Reality has no ultimate building blocks

There may be no fundamental layer of reality

Thinking that reality bottoms out in a fundamental level is a commonly held belief in both philosophy and physics. But Tuomas Tahko argues that alternatives to this foundational picture are equally compatible with the evidence. For example, we can interpret what the Standard Model of particle physics says about quarks in a coherentist light rather than a foundationalist one: since quarks depend on each other for their existence, quarks do not exist independently – something we normally think is true of fundamental entities.
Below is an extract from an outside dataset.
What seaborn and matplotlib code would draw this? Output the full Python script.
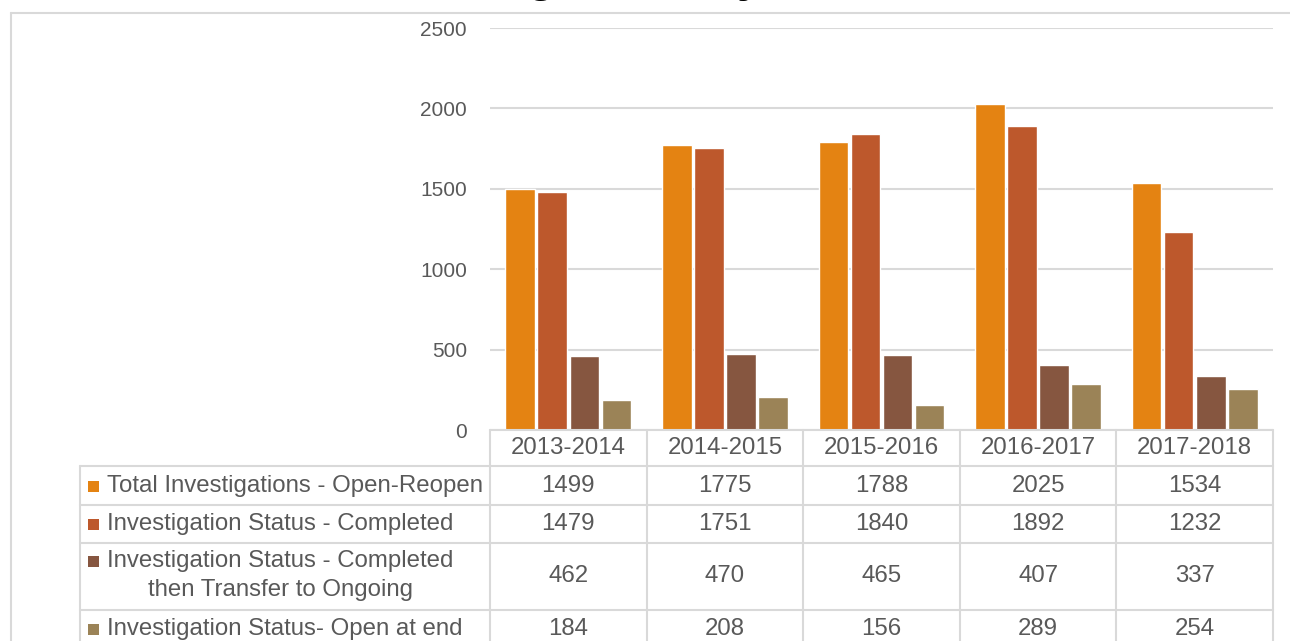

We should therefore not prejudge what the structure of reality might look merely based on our intuition that it might be foundational.

 

Philosophers and scientists alike often talk about “fundamentality” or the “fundamental level”. We might say that, fundamentally, everything is made of waves or that quantum field theory is as close to a fundamental theory as we currently have. More colloquially, we might say that ultimately everything is made of the fundamental “building blocks” of reality, whatever they may be – fields, particles, or something else. The thought is that these building blocks compose everything else, and so everything else depends on them, while these building blocks themselves do not depend on anything else because they are simple or have no further parts. The supposed fundamentality of a particle such as an electron is different from the supposed fundamentality of a theory such as quantum field theory. A fundamental theory may describe the “fundamentalia” – the fundamental entities – but as a representational device, the theory itself is not part of reality in the same way as the entities that it describes.